Turning to the possibility of an intermediate framework for parsing, the authors note that "[t]he alternative [to making local and remote access the same] is to explain the difference between local and remote access....by using an interface definition language" (7). This approach sidesteps the issue though, the authors continue, " By not masking the difference, the programmer is able to learn when to use one method of access and when to use the other," something that essentially boils down to speaking two tongues when a pidgin or creole would satisfy all involved parties.

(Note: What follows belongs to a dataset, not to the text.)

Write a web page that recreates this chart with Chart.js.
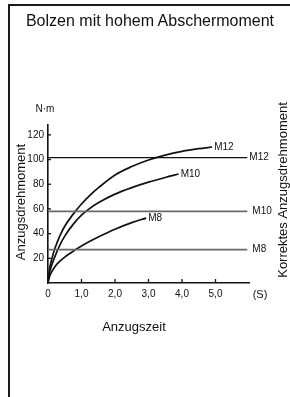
<!DOCTYPE html>
<html>
<head>
<meta charset="utf-8">
<script src="https://cdn.jsdelivr.net/npm/chart.js@4.4.1/dist/chart.umd.min.js"></script>
<style>
  html, body { margin: 0; padding: 0; background: #fff; }
  #wrap { position: relative; width: 290px; height: 397px; overflow: hidden;
          font-family: "Liberation Sans", Arial, sans-serif; color: #111; }
  #frame { position: absolute; left: 8px; top: 4px; width: 290px; height: 400px;
           border-left: 2px solid #1a1a1a; border-top: 2px solid #1a1a1a; }
  canvas { position: absolute; left: 0; top: 0; }
  .txt { position: absolute; white-space: nowrap; line-height: 1; transform: translate(-50%, -50%); }
</style>
</head>
<body>
<div id="wrap">
  <div id="frame"></div>
  <canvas id="c" width="290" height="397"></canvas>
  <div class="txt" style="left:150px;top:21px;font-size:16px;">Bolzen mit hohem Abschermoment</div>
  <div class="txt" style="left:45px;top:109px;font-size:10px;">N·m</div>
  <div class="txt" style="left:134px;top:326px;font-size:13px;">Anzugszeit</div>
  <div class="txt" style="left:260px;top:294px;font-size:11px;">(S)</div>
</div>
<script>
// tightening time (s) vs torque (N·m)
const m12Time   = [0, 0.05, 0.1, 0.2, 0.35, 0.5, 0.8, 1.0, 1.25, 1.5, 2.0, 2.5, 3.0, 3.5, 4.0, 4.5, 4.9];
const m12Torque = [2, 12, 18, 27.5, 38, 46, 57.5, 64, 71, 77, 87.5, 94.3, 99.6, 103.6, 106.6, 108.8, 110.2];
const m10Time   = [0, 0.05, 0.1, 0.2, 0.35, 0.5, 0.75, 1.0, 1.25, 1.5, 2.0, 2.5, 3.0, 3.5, 3.9];
const m10Torque = [2, 9, 13.5, 21, 30.5, 38, 47.5, 55, 60.5, 65, 72, 77.3, 81.7, 85.5, 88.3];
const m8Time    = [0, 0.05, 0.1, 0.2, 0.35, 0.5, 0.78, 1.0, 1.25, 1.5, 2.0, 2.5, 2.93];
const m8Torque  = [0, 5.5, 8.5, 13, 17.5, 21, 26.3, 30, 33.8, 37.3, 43.6, 48.9, 52.6];
const curveNames = ['M12', 'M10', 'M8'];

// correct tightening torque reference lines
const refNames  = ['M12', 'M10', 'M8'];
const refTorque = [101.5, 58, 27];
const refSpan   = [0, 5.95];

const xTicks = [0, 1, 2, 3, 4, 5];
const yTicks = [20, 40, 60, 80, 100, 120];

const yTitle = 'Anzugsdrehmoment';
const y2Title = 'Korrektes Anzugsdrehmoment';

const pts = (xs, ys) => xs.map((x, i) => ({ x, y: ys[i] }));

const curves = [
  [m12Time, m12Torque], [m10Time, m10Torque], [m8Time, m8Torque],
].map(([xs, ys], i) => ({
  label: curveNames[i],
  data: pts(xs, ys),
  borderColor: '#111',
  borderWidth: 1.7,
  pointRadius: 0,
  cubicInterpolationMode: 'monotone',
  endLabel: curveNames[i],
}));

const refs = refTorque.map((v, i) => ({
  label: 'ref ' + refNames[i],
  data: refSpan.map(x => ({ x, y: v })),
  borderColor: i === 0 ? '#111' : '#6a6a6a',
  borderWidth: i === 0 ? 1.2 : 1.6,
  pointRadius: 0,
  endLabel: refNames[i],
  endGap: i === 0 ? 2 : 5,
}));

// inward tick marks, end labels, side titles
const extras = {
  id: 'extras',
  afterDatasetsDraw(chart) {
    const { ctx, scales: { x, y } } = chart;
    ctx.save();
    ctx.strokeStyle = '#111';
    ctx.lineWidth = 1.3;
    xTicks.slice(1).forEach(v => {
      const px = x.getPixelForValue(v);
      ctx.beginPath(); ctx.moveTo(px, y.bottom); ctx.lineTo(px, y.bottom - 4); ctx.stroke();
    });
    yTicks.forEach(v => {
      const py = y.getPixelForValue(v);
      ctx.beginPath(); ctx.moveTo(x.left, py); ctx.lineTo(x.left + 3, py); ctx.stroke();
    });
    ctx.fillStyle = '#111';
    ctx.font = '10px "Liberation Sans", Arial, sans-serif';
    ctx.textBaseline = 'middle';
    chart.data.datasets.forEach(ds => {
      const last = ds.data[ds.data.length - 1];
      const px = x.getPixelForValue(last.x) + (ds.endGap || 2);
      const py = y.getPixelForValue(last.y);
      ctx.fillText(ds.endLabel, px, py);
    });

    ctx.font = '13px "Liberation Sans", Arial, sans-serif';
    ctx.textAlign = 'center';
    ctx.textBaseline = 'alphabetic';
    ctx.save();
    ctx.translate(25, 202); ctx.rotate(-Math.PI / 2);
    ctx.fillText(yTitle, 0, 0);
    ctx.restore();
    ctx.save();
    ctx.translate(287, 190); ctx.rotate(-Math.PI / 2);
    ctx.fillText(y2Title, 0, 0);
    ctx.restore();
    ctx.restore();
  },
};

Chart.defaults.font.family = '"Liberation Sans", Arial, sans-serif';
Chart.defaults.color = '#111';

new Chart(document.getElementById('c'), {
  type: 'line',
  data: { datasets: [...refs, ...curves] },
  options: {
    responsive: false,
    animation: false,
    layout: { padding: { left: 10, right: 41, top: 125, bottom: 94 } },
    plugins: { legend: { display: false }, tooltip: { enabled: false } },
    scales: {
      x: {
        type: 'linear', min: 0, max: 6,
        grid: { display: false, drawTicks: false },
        border: { color: '#111', width: 1.6 },
        afterFit: (s) => { s.height = 20; },
        afterBuildTicks: (s) => { s.ticks = xTicks.map(v => ({ value: v })); },
        ticks: {
          padding: 5, maxRotation: 0, autoSkip: false,
          font: { size: 10 },
          callback: (v) => v === 0 ? '0' : v.toFixed(1).replace('.', ','),
        },
      },
      y: {
        type: 'linear', min: 0, max: 128,
        grid: { display: false, drawTicks: false },
        border: { color: '#111', width: 1.6 },
        afterFit: (s) => { s.width = 38; },
        afterBuildTicks: (s) => { s.ticks = yTicks.map(v => ({ value: v })); },
        ticks: { padding: 4, autoSkip: false, font: { size: 10 } },
      },
    },
  },
  plugins: [extras],
});
</script>
</body>
</html>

However, a creole seems to be outside the realm of possibility for the authors. From their standpoint, "[w]hen we turn to problems introduced to distributed computing by partial failure and concurrency, however, it is not clear that such a unification [between local and remote memory access on one hand, and latency issues on the other] is even conceptually possible" (7). As a possible example to refute this supposition, I would propose Plan 9 by Bell Labs. There is an operating system that DOES treat local and remote resources identically, since it was built, from the ground up, to work in a distributed environment. Granted, this paper was published in 1994, the same year that Plan 9 was opened to the public (as I recall), so the authors may not have been privy to its possibilities.
Returning to the author’s assessment of the situation, it is clear that they do not consider the type of distributed model used by Plan9. "Not only is the failure of the distributed components independent, but there is no common agent that is able to determine what component has failed and inform the other components of that failure, no global status that can be examined that allows determination of exactly what error has occurred" (7). Perhaps the Bell Labs approach is decidedly outside a linguistic model such as Saussure’s. Yet, perhaps it is merely a question of where one draws the boundaries between self and group. The above statement by the authors does seem to allow the commonality between software and language being upheld. The difference is that software, in this model, wants/needs to know what broke down in communications, but in spoken discourse, such a requirement would be seen as obnoxious. If I cannot listen further to the conversation, or do not understand a stanza of the dialog, then I need to go no further than propriety demands - and the rules of propriety can be less rigid and formalized. Yet, the difference is not on the "client" side, but on the part of the "speaker." Again we see the boundaries between self and group/other as a major criterion for the model.
Concluding the essay, the authors note that, "One of two paths must be chosen if one is going to have a unified model."..."The first path is to treat all objects as if they were local and design all interfaces as if the objects calling them, and being called by them, were local."..."The other path is to design all interfaces as if they were remote" (8). Further, "Accepting the fundamental difference between local and remote objects does not mean that either sort of object will require its interface to be defined differently" (11). This seems to be a bit ambiguous, perhaps a function of a seeming contradiction. Yet, applying the linguistic model again, we can perhaps see the local/remote paradox as similar to our own unconscious shift from thought to language.
Overall, the essay suffers from a bit of redundancy and repetitiveness. Further, there are paradoxes not drawn out and dealt with adequately. Yet, the basic problems are well identified, and the argument that memory, latency, and concurrency are the major cruxes of the issue seems convincing. For an essay a decade old it is surprising just how relevant the issues are today. For my part, I think that the comparison to Saussurian linguistics provides an interesting and useful way to approach the issues identified by these authors.